— start of Dataset —

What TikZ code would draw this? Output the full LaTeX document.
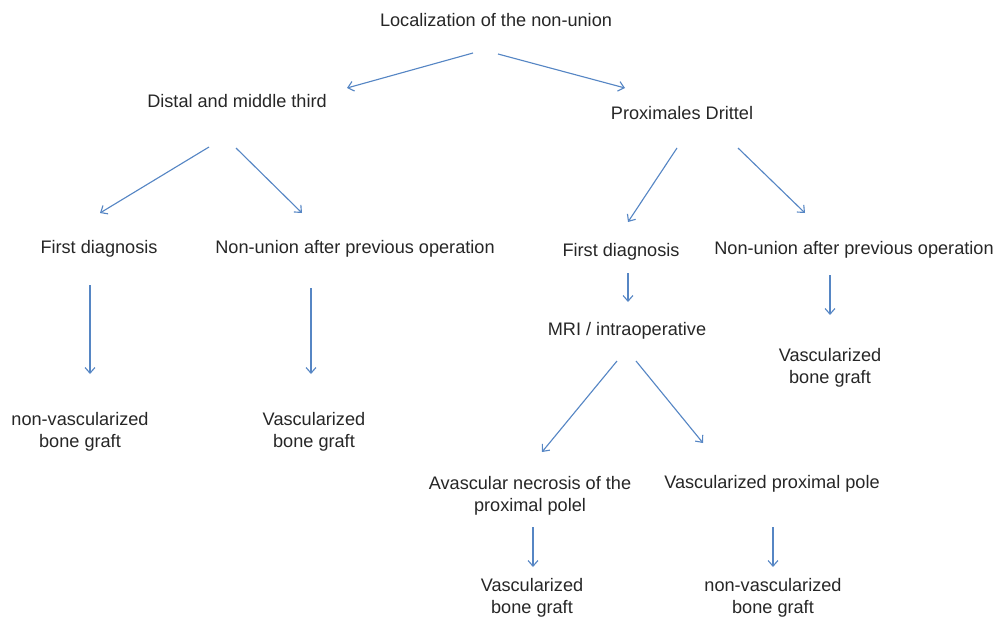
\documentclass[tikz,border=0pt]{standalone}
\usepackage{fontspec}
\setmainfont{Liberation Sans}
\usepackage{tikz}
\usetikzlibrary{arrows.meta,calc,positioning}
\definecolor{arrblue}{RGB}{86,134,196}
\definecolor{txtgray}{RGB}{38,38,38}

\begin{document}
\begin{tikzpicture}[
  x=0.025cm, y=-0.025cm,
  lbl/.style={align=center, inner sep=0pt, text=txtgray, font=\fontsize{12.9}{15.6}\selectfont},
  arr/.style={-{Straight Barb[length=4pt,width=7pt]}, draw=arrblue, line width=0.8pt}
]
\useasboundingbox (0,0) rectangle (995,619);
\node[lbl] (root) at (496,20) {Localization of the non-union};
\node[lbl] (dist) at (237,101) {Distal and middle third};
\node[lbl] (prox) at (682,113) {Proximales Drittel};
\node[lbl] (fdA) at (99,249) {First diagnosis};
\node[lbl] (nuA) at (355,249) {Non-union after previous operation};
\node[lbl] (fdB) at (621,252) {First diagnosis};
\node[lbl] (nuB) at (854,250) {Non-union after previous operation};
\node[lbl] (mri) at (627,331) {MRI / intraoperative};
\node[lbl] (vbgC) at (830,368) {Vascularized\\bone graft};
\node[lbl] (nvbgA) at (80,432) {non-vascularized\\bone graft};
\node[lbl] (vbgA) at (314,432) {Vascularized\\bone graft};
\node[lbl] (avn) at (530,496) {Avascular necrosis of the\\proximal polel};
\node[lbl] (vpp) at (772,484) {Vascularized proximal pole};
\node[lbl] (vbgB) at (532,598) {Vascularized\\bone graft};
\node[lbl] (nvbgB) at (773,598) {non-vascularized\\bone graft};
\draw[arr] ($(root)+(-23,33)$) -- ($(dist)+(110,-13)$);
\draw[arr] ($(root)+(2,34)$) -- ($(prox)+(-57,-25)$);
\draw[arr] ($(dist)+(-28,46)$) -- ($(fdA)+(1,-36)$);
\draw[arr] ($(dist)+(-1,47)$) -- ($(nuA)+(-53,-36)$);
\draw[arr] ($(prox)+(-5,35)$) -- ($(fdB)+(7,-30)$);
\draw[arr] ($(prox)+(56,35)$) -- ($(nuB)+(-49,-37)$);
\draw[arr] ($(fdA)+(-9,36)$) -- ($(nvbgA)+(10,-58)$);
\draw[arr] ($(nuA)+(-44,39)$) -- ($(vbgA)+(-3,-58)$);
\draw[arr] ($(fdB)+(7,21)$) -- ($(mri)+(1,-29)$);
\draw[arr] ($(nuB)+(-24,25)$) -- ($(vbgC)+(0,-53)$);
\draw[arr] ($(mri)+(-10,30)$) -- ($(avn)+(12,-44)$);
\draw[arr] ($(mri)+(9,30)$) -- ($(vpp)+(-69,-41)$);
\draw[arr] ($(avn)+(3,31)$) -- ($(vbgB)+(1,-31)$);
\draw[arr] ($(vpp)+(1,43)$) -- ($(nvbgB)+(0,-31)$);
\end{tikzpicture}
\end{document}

— end of Dataset —
— start of Dataset —

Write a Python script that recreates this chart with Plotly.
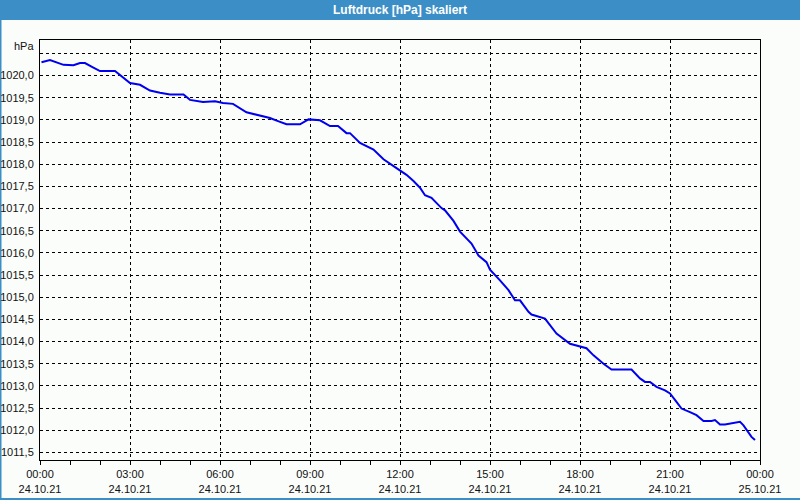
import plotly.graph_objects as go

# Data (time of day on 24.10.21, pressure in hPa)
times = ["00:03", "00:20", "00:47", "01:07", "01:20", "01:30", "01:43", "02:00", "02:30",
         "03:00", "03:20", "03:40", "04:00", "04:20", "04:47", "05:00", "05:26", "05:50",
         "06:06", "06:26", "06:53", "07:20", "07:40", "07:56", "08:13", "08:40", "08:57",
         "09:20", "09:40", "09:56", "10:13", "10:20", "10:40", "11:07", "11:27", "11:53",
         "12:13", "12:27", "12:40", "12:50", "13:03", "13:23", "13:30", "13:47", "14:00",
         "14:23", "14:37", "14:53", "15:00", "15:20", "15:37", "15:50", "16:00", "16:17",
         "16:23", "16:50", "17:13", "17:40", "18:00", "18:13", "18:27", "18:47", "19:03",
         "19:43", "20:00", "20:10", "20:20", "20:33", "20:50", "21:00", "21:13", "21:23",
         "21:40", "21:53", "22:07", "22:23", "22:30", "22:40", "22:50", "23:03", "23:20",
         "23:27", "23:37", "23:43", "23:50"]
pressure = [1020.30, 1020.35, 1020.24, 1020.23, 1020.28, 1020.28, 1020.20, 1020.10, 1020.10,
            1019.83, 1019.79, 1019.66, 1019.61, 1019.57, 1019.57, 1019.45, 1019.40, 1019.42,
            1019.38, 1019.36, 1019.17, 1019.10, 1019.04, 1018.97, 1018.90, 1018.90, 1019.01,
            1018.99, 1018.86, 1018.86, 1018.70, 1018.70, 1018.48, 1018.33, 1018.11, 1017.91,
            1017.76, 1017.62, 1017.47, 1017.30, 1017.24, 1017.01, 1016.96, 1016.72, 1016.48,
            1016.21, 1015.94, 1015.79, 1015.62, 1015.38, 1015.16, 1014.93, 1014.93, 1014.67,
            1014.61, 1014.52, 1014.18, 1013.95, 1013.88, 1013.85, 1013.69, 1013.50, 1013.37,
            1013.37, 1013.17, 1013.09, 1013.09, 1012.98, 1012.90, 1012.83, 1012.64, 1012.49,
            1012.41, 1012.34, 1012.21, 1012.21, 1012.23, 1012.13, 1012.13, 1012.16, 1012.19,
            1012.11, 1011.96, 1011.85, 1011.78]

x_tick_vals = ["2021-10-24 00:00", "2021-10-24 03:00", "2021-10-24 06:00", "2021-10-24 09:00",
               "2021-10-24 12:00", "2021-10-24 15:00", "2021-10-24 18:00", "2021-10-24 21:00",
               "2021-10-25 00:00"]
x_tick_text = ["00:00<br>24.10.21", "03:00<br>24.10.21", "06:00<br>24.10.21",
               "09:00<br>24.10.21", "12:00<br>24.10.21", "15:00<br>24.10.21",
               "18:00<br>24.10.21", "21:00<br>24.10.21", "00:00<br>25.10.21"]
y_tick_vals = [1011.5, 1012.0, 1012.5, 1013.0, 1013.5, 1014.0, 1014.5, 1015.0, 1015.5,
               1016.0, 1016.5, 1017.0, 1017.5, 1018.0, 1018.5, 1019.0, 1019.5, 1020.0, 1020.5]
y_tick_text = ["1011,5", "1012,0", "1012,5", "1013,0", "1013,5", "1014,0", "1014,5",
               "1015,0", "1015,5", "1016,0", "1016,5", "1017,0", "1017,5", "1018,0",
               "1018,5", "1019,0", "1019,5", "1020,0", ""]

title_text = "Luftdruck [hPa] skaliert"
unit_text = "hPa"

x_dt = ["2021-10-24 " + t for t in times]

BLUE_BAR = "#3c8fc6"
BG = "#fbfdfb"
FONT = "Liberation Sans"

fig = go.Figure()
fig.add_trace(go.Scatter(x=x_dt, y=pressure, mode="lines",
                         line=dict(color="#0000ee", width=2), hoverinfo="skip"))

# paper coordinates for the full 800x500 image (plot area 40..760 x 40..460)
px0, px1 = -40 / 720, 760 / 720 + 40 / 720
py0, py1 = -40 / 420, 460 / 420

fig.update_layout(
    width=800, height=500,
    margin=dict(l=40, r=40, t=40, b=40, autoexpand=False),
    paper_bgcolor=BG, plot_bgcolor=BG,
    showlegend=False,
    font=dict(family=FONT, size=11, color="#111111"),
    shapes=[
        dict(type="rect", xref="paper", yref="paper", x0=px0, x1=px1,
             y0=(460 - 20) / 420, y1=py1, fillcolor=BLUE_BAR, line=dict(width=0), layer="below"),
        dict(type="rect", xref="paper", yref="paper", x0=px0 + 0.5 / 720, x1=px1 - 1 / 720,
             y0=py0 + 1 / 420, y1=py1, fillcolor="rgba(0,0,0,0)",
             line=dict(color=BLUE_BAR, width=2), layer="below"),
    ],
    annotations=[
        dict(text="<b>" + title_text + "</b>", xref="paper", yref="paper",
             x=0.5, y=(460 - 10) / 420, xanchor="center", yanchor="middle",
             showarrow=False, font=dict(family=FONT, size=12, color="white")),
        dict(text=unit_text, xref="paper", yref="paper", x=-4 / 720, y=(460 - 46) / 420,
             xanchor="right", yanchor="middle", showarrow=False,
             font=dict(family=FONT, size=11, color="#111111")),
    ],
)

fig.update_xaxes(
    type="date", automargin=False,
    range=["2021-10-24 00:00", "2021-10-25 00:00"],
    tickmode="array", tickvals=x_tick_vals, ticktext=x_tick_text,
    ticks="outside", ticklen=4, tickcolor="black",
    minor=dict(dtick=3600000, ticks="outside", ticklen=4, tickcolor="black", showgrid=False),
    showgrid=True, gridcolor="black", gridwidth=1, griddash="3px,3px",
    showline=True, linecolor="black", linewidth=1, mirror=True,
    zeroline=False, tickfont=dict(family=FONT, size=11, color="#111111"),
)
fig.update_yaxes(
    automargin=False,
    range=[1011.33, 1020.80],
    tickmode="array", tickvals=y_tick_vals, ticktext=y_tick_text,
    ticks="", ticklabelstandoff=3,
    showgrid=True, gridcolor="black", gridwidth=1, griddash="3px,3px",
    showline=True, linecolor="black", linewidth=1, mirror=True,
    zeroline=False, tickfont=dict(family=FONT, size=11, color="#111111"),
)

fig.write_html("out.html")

— end of Dataset —

**Task statement**
Select, from the listing, all lines that include the word "this".

**Output of the exercise**
What TikZ code would draw this? Output the full LaTeX document.
Write a Python script that recreates this chart with Plotly.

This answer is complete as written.